■ **MATERIAL**:
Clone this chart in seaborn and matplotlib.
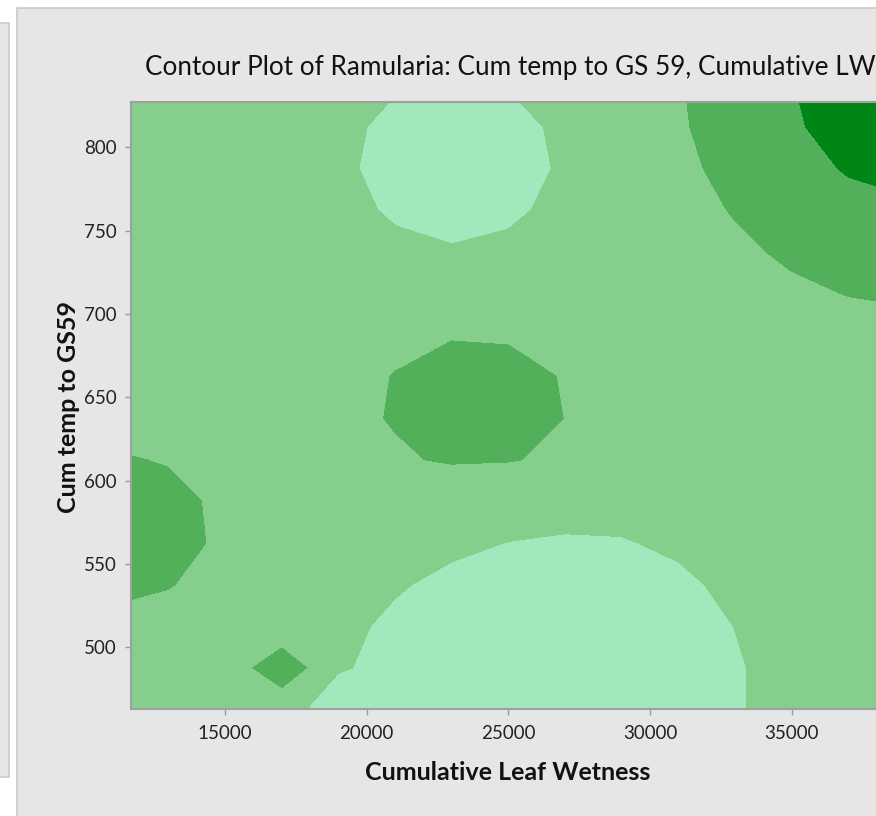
import numpy as np
import matplotlib.pyplot as plt
import seaborn as sns
from matplotlib.patches import Rectangle

# grid of the contour surface
leaf_wetness = [11000, 13000, 15000, 17000, 19000, 21000, 23000, 25000,
                27000, 29000, 31000, 33000, 35000, 37000, 39000]
cum_temp = [837.5, 812.5, 787.5, 762.5, 737.5, 712.5, 687.5, 662.5,
            637.5, 612.5, 587.5, 562.5, 537.5, 512.5, 487.5, 462.5]
ramularia = [
    [3.00, 3.00, 3.00, 3.00, 2.50, 2.09, 1.90, 2.05, 2.45, 2.94, 3.88, 4.91, 5.94, 6.97, 7.97],
    [3.00, 3.00, 3.00, 2.83, 2.27, 1.74, 1.40, 1.68, 2.20, 2.77, 3.80, 4.80, 5.78, 6.69, 7.25],
    [3.00, 3.00, 3.00, 2.79, 2.21, 1.63, 1.10, 1.56, 2.14, 2.72, 3.59, 4.53, 5.41, 6.14, 6.49],
    [3.00, 3.00, 3.00, 2.88, 2.34, 1.85, 1.59, 1.81, 2.28, 2.82, 3.27, 4.13, 4.90, 5.48, 5.73],
    [3.00, 3.00, 3.00, 3.00, 2.62, 2.25, 2.09, 2.22, 2.57, 3.00, 3.00, 3.64, 4.31, 4.78, 4.98],
    [3.00, 3.00, 3.00, 3.00, 2.99, 2.70, 2.58, 2.67, 2.95, 3.00, 3.00, 3.08, 3.66, 4.06, 4.22],
    [3.00, 3.00, 3.00, 3.00, 3.19, 3.63, 3.91, 3.86, 3.54, 3.06, 3.00, 3.00, 3.00, 3.33, 3.46],
    [3.00, 3.00, 3.00, 3.00, 3.48, 4.05, 4.52, 4.43, 3.92, 3.33, 3.00, 3.00, 3.00, 3.00, 3.00],
    [3.57, 3.45, 3.15, 3.00, 3.52, 4.12, 4.68, 4.56, 3.98, 3.37, 2.83, 2.96, 3.00, 3.00, 3.00],
    [4.11, 3.93, 3.53, 2.95, 3.30, 3.78, 4.20, 4.10, 3.68, 2.49, 2.58, 2.73, 2.94, 3.00, 3.00],
    [4.65, 4.31, 3.78, 2.76, 2.60, 2.45, 2.33, 2.25, 2.21, 2.22, 2.33, 2.51, 2.75, 3.00, 3.00],
    [4.81, 4.37, 3.81, 2.60, 2.41, 2.24, 2.10, 1.99, 1.94, 1.96, 2.10, 2.31, 2.58, 2.87, 3.00],
    [4.27, 4.05, 3.62, 2.46, 2.25, 2.05, 1.88, 1.75, 1.68, 1.71, 1.88, 2.14, 2.44, 2.75, 3.00],
    [3.72, 3.59, 2.58, 2.35, 2.13, 1.90, 1.70, 1.52, 1.42, 1.46, 1.70, 2.01, 2.33, 2.67, 3.00],
    [3.18, 2.78, 2.54, 5.50, 2.06, 1.82, 1.58, 1.35, 1.16, 1.27, 1.59, 1.93, 2.28, 2.62, 2.97],
    [3.00, 2.78, 2.54, 2.30, 1.60, 1.82, 1.58, 1.35, 1.15, 1.26, 1.59, 1.93, 2.28, 2.62, 2.97],
]
levels = [0, 2, 4, 6, 9]
greens = ['#a3e8bc', '#86ce8c', '#52b05a', '#008517']
xticks = [15000, 20000, 25000, 30000, 35000]
yticks = [500, 550, 600, 650, 700, 750, 800]

sns.set_theme(style='white')
plt.rcParams['font.family'] = ['Lato', 'DejaVu Sans']

W, H = 876, 816
fig = plt.figure(figsize=(W / 100, H / 100), dpi=100, facecolor='white')

def px_box(x0, y0, x1, y1):
    return (x0 / W, 1 - y1 / H), (x1 - x0) / W, (y1 - y0) / H

# side panel and main panel backgrounds (behind the axes)
for (x0, y0, x1, y1) in [(-5, 23, 8.5, 777), (17, 8, 900, 830)]:
    xy, w, h = px_box(x0, y0, x1, y1)
    fig.patches.append(Rectangle(xy, w, h, transform=fig.transFigure, zorder=-10,
                                 facecolor='#e6e6e6', edgecolor='#c9c9c9', lw=1.2))

ax = fig.add_axes([130.5 / W, 1 - 708.5 / H, (885.5 - 130.5) / W, (708.5 - 101.5) / H])
X, Y = np.meshgrid(leaf_wetness, cum_temp)
ax.contourf(X, Y, np.array(ramularia), levels=levels, colors=greens)

ax.set_xlim(11666, 38306)
ax.set_ylim(463.1, 827.6)
ax.set_xticks(xticks)
ax.set_yticks(yticks)
for s in ['left', 'bottom', 'top']:
    ax.spines[s].set_color('#a0a0a0')
    ax.spines[s].set_linewidth(1.5)
ax.spines['right'].set_visible(False)
ax.tick_params(direction='out', length=4, width=1, color='#9a9a9a',
               labelcolor='#222222', labelsize=13.5, pad=6)
ax.tick_params(axis='x', pad=8)
ax.tick_params(left=True, bottom=True)

ax.set_xlabel('Cumulative Leaf Wetness', fontsize=18, fontweight='bold', color='#111111')
ax.xaxis.set_label_coords(0.5, -0.106)
ax.xaxis.label.set_va('center')
ax.set_ylabel('Cum temp to GS59', fontsize=18, fontweight='bold', color='#111111')
ax.yaxis.set_label_coords((68 - 130.5) / 755, (708.5 - 407) / 607)
ax.yaxis.label.set_va('center')

fig.text(510 / W, 1 - 68 / H, 'Contour Plot of Ramularia: Cum temp to GS 59, Cumulative LW',
         ha='center', va='center', fontsize=18.8, color='#111111')

fig.savefig('out.png', dpi=100, facecolor='white')
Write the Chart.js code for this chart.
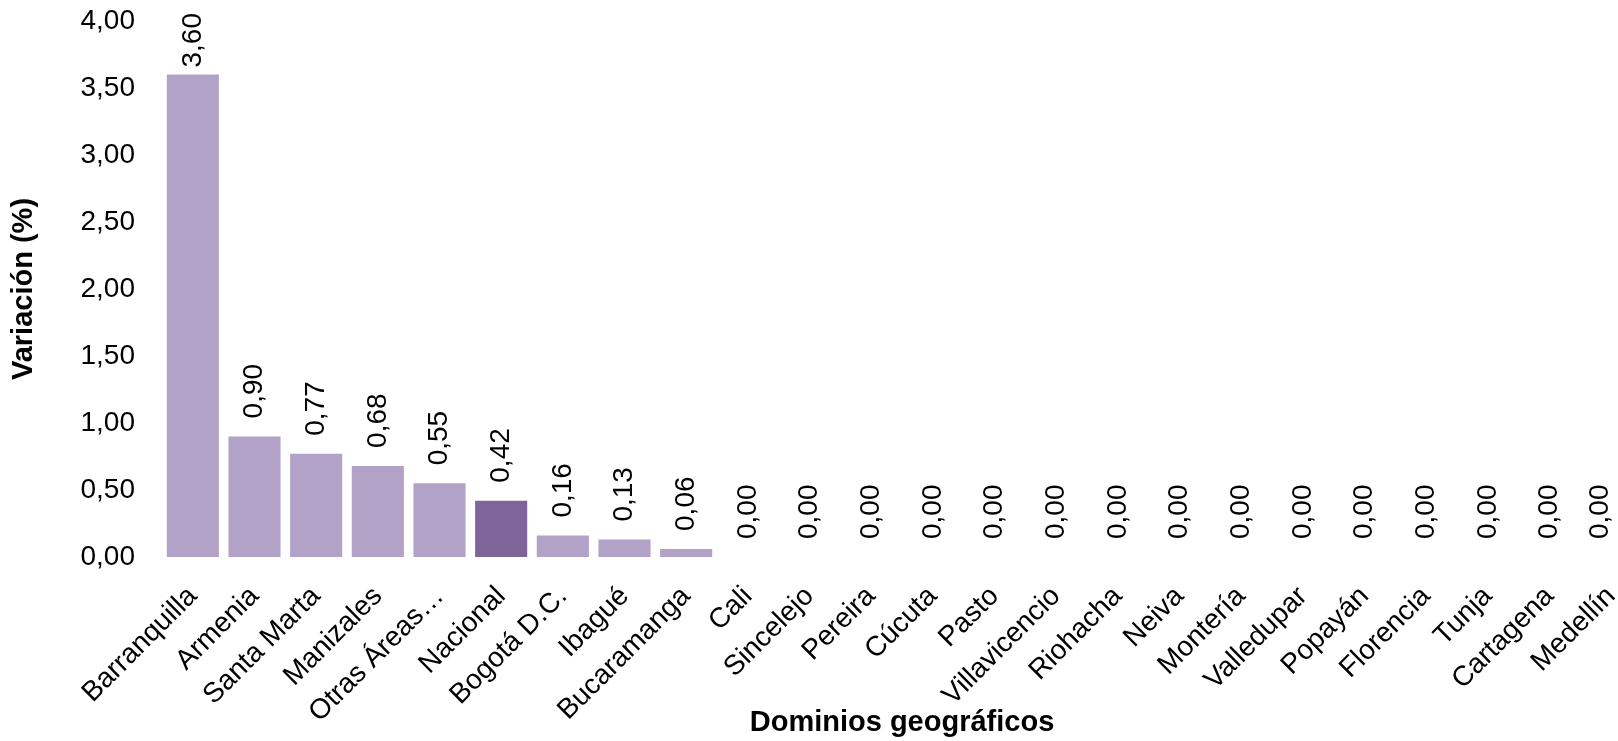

■ **WHAT IS ASKED**: Copy exactly the lines from the first line of the records above through the line with "from matplotlib.patches import Rectangle", both included, and nothing else. Pictures stay out.

■ **ANSWER BELOW**:
Clone this chart in seaborn and matplotlib.
import numpy as np
import matplotlib.pyplot as plt
import seaborn as sns
from matplotlib.patches import Rectangle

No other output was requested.